Can ls show total Kbytes of "foo*"?

Lars P. Fischer fischer at iesd.auc.dk
Fri Oct 27 14:58:54 AEST 1989


In article <2453 at umbc3.UMBC.EDU> rostamia at umbc3.UMBC.EDU (Rouben Rostamian) writes:
>I wonder if there is an obvious way to compute the total size of all
>"foo*" files in a directory.  The only way I know how is the ridiculously 
>complicated construction:
>
>ls -1s foo* | awk 'BEGIN{size=0} {size += $1} END{print "total: " size}'

You don't need the BEGIN part, e.g.

  ls -1s foo* | awk '{s += $1} END{print "total: " s}'

would do the job. What's so ridiculous about that? Instead of making
'ls' support some silly feature, you use general unix tools. As you
say, you can easily create a script/alias. If you need the feature
often, you could also create a "total" script, taking the col. to sum
as an argument, eg.

  ls -s foo* | total -1

would do the job (compare with "ls foo* | wc -l"). Creating "total"
using awk would be very simple.

>It stands to reason to expect that the command "ls -s foo*" would provide
>the corresponding information for all files "foo*" in the directory.
>Alas, it does not work that way;  although the size of each "foo*"
>is displayed, the total kilobytes for the "foo*" files is not.

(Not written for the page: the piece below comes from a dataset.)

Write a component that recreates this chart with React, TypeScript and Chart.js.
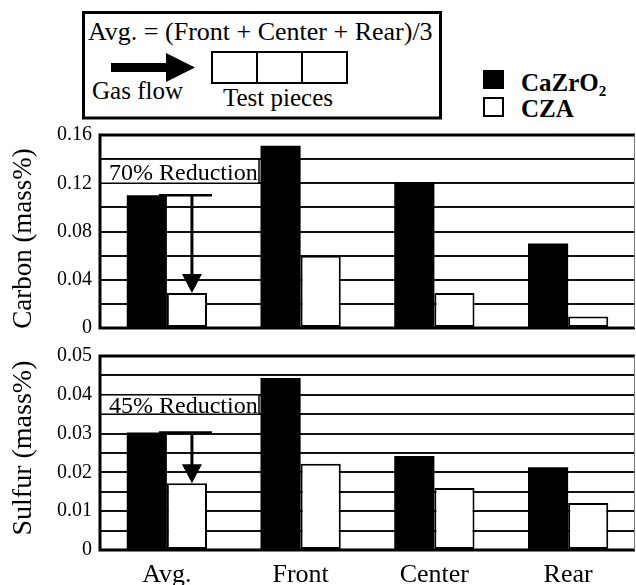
import React, { useEffect, useRef } from 'react';
import { Chart, registerables } from 'chart.js';

Chart.register(...registerables);

// Sample positions along the furnace and the two setter materials
const categories = ['Avg.', 'Front', 'Center', 'Rear'];
const seriesNames = ['CaZrO2', 'CZA'];

// Residual carbon (mass%)
const carbonCaZrO2 = [0.11, 0.151, 0.121, 0.07];
const carbonCZA = [0.029, 0.06, 0.029, 0.0095];
const carbonTickLabels = ['0', '0.04', '0.08', '0.12', '0.16'];

// Residual sulfur (mass%)
const sulfurCaZrO2 = [0.0303, 0.0443, 0.0242, 0.0213];
const sulfurCZA = [0.0172, 0.0222, 0.016, 0.0121];
const sulfurTickLabels = ['0', '0.01', '0.02', '0.03', '0.04', '0.05'];

const SERIF = '"Liberation Serif", "Times New Roman", serif';

// Frame around the plot area: heavy top/left/bottom, thin right edge
const framePlugin = {
  id: 'frame',
  afterDraw(chart: any) {
    const { ctx, chartArea: a } = chart;
    ctx.save();
    ctx.strokeStyle = '#000';
    ctx.lineWidth = 3;
    ctx.beginPath();
    ctx.moveTo(a.right, a.top);
    ctx.lineTo(a.left, a.top);
    ctx.lineTo(a.left, a.bottom);
    ctx.lineTo(a.right, a.bottom);
    ctx.stroke();
    ctx.strokeStyle = '#777';
    ctx.lineWidth = 1;
    ctx.beginPath();
    ctx.moveTo(a.right - 0.5, a.top);
    ctx.lineTo(a.right - 0.5, a.bottom);
    ctx.stroke();
    ctx.restore();
  },
};

// Rotated y-axis title, placed beside the plot area
const axisTitlePlugin = {
  id: 'axisTitle',
  afterDraw(chart: any, _args: any, opts: any) {
    const { ctx, chartArea: a } = chart;
    ctx.save();
    ctx.fillStyle = '#000';
    ctx.font = `${opts.size}px ${SERIF}`;
    ctx.textAlign = 'center';
    ctx.textBaseline = 'middle';
    ctx.translate(a.left - 76, (a.top + a.bottom) / 2 + opts.shift);
    ctx.rotate(-Math.PI / 2);
    ctx.fillText(opts.text, 0, 0);
    ctx.restore();
  },
};

// Reduction label and the arrow from the CaZrO2 average down to the CZA average
const reductionPlugin = {
  id: 'reduction',
  afterDatasetsDraw(chart: any, _args: any, opts: any) {
    const { ctx, chartArea: a, scales } = chart;
    const y = scales.y;
    const yTop = y.getPixelForValue(opts.boxTop);
    const yBot = y.getPixelForValue(opts.boxBottom);
    const boxRight = a.left + 159;
    ctx.save();
    ctx.fillStyle = '#fff';
    ctx.fillRect(a.left, yTop, boxRight - a.left, yBot - yTop);
    ctx.strokeStyle = '#000';
    ctx.lineWidth = 1.5;
    ctx.strokeRect(a.left, yTop, boxRight - a.left, yBot - yTop);
    ctx.fillStyle = '#000';
    ctx.font = `24px ${SERIF}`;
    ctx.textBaseline = 'alphabetic';
    ctx.textAlign = 'left';
    ctx.fillText(opts.text, a.left + 9, yBot - opts.baselineLift);

    const hi: any = chart.getDatasetMeta(0).data[0];
    const lo: any = chart.getDatasetMeta(1).data[0];
    const ax = lo.x + 5;
    const head = 19;
    ctx.lineWidth = 2.5;
    ctx.beginPath();
    ctx.moveTo(hi.x + hi.width / 2 - 8, hi.y);
    ctx.lineTo(lo.x + lo.width / 2 + 5, hi.y);
    ctx.stroke();
    ctx.lineWidth = 3;
    ctx.beginPath();
    ctx.moveTo(ax, hi.y);
    ctx.lineTo(ax, lo.y - head + 1);
    ctx.stroke();
    ctx.beginPath();
    ctx.moveTo(ax - 10, lo.y - head);
    ctx.lineTo(ax + 10, lo.y - head);
    ctx.lineTo(ax, lo.y);
    ctx.closePath();
    ctx.fill();
    ctx.restore();
  },
};

function labelFor(labels: string[]) {
  return (value: number) => {
    const hit = labels.find((l) => Math.abs(Number(l) - value) < 1e-9);
    return hit === undefined ? '' : hit;
  };
}

function makeConfig(p: {
  a: number[];
  b: number[];
  max: number;
  step: number;
  labels: string[];
  title: any;
  showX: boolean;
  note: any;
}): any {
  return {
    type: 'bar',
    data: {
      labels: categories,
      datasets: [
        { label: seriesNames[0], data: p.a, backgroundColor: '#000', borderWidth: 0 },
        {
          label: seriesNames[1],
          data: p.b,
          backgroundColor: '#fff',
          borderColor: '#000',
          borderWidth: 2,
          borderSkipped: false,
        },
      ],
    },
    plugins: [framePlugin, reductionPlugin, axisTitlePlugin],
    options: {
      responsive: false,
      maintainAspectRatio: false,
      animation: false,
      // the y ticks reserve 20px above and below the plot area on their own
      layout: { padding: { top: 0, right: 1, bottom: 0, left: 0 } },
      datasets: { bar: { categoryPercentage: 0.6, barPercentage: 1 } },
      plugins: {
        legend: { display: false },
        tooltip: { enabled: false },
        reduction: p.note,
        axisTitle: p.title,
      },
      scales: {
        x: {
          display: p.showX,
          grid: { display: false },
          border: { display: false },
          ticks: { color: '#000', font: { family: SERIF, size: 26 }, padding: 2 },
          afterFit: (s: any) => {
            if (p.showX) s.height = 35;
          },
        },
        y: {
          min: 0,
          max: p.max,
          border: { display: false },
          grid: { color: '#111', lineWidth: 2, drawTicks: false },
          ticks: {
            stepSize: p.step,
            autoSkip: false,
            color: '#000',
            padding: 8,
            font: { family: SERIF, size: 20 },
            callback: labelFor(p.labels),
          },
          title: { display: false },
          afterFit: (s: any) => {
            s.width = 100;
          },
        },
      },
    },
  };
}

function BarPanel(props: { top: number; height: number; config: any }) {
  const ref = useRef<HTMLCanvasElement>(null);
  useEffect(() => {
    const chart = new Chart(ref.current as HTMLCanvasElement, props.config);
    return () => chart.destroy();
  }, []);
  return (
    <canvas
      ref={ref}
      width={636}
      height={props.height}
      style={{ position: 'absolute', left: 0, top: props.top, width: 636, height: props.height }}
    />
  );
}

function Header() {
  const t = { fontFamily: SERIF, fill: '#000' } as const;
  return (
    <svg width={636} height={125} style={{ position: 'absolute', left: 0, top: 0 }}>
      <rect x={83.5} y={12.5} width={357} height={105.5} fill="#fff" stroke="#000" strokeWidth={3} />
      <text x={88} y={40} fontSize={26} {...t}>
        Avg. = (Front + Center + Rear)/3
      </text>
      <rect x={111} y={63} width={57} height={9} fill="#000" />
      <polygon points="166,53 195,67.5 166,82" fill="#000" />
      <rect x={212} y={52} width={135} height={31} fill="#fff" stroke="#000" strokeWidth={2} />
      <line x1={257} y1={52} x2={257} y2={83} stroke="#000" strokeWidth={2} />
      <line x1={302} y1={52} x2={302} y2={83} stroke="#000" strokeWidth={2} />
      <text x={92} y={99} fontSize={25} {...t}>
        Gas flow
      </text>
      <text x={223} y={106} fontSize={25} {...t}>
        Test pieces
      </text>

      <rect x={483} y={70} width={21} height={19} fill="#000" />
      <text x={521} y={91} fontSize={25} fontWeight="bold" {...t}>
        CaZrO<tspan fontSize={15} dy={5}>2</tspan>
      </text>
      <rect x={484} y={98} width={19} height={18} fill="#fff" stroke="#000" strokeWidth={2} />
      <text x={521} y={117} fontSize={25} fontWeight="bold" {...t}>
        {seriesNames[1]}
      </text>
    </svg>
  );
}

export default function App() {
  const carbonConfig = makeConfig({
    a: carbonCaZrO2,
    b: carbonCZA,
    max: 0.16,
    step: 0.02,
    labels: carbonTickLabels,
    title: { text: 'Carbon (mass%)', size: 27, shift: 7 },
    showX: false,
    note: { text: '70% Reduction', boxTop: 0.14, boxBottom: 0.12, baselineLift: 3 },
  });
  const sulfurConfig = makeConfig({
    a: sulfurCaZrO2,
    b: sulfurCZA,
    max: 0.05,
    step: 0.005,
    labels: sulfurTickLabels,
    title: { text: 'Sulfur (mass%)', size: 28, shift: -5 },
    showX: true,
    note: { text: '45% Reduction', boxTop: 0.04, boxBottom: 0.035, baselineLift: 1.5 },
  });
  return (
    <div style={{ position: 'absolute', left: 0, top: 0, width: 636, height: 585, background: '#fff' }}>
      <Header />
      <BarPanel top={115} height={233} config={carbonConfig} />
      <BarPanel top={336} height={249} config={sulfurConfig} />
    </div>
  );
}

Yeah, one could imagine the BSD guys making 'ls' do all kind of
things, but that's not the way to go. Making 'ls' display a total was
a mistake in the first place. You're on a unix system. Use it.
--
Lars Fischer,  fischer at iesd.auc.dk   | Seek error on /dev/brain (core dumped).
CS Dept., Univ. of Aalborg, DENMARK. |                  -- (null)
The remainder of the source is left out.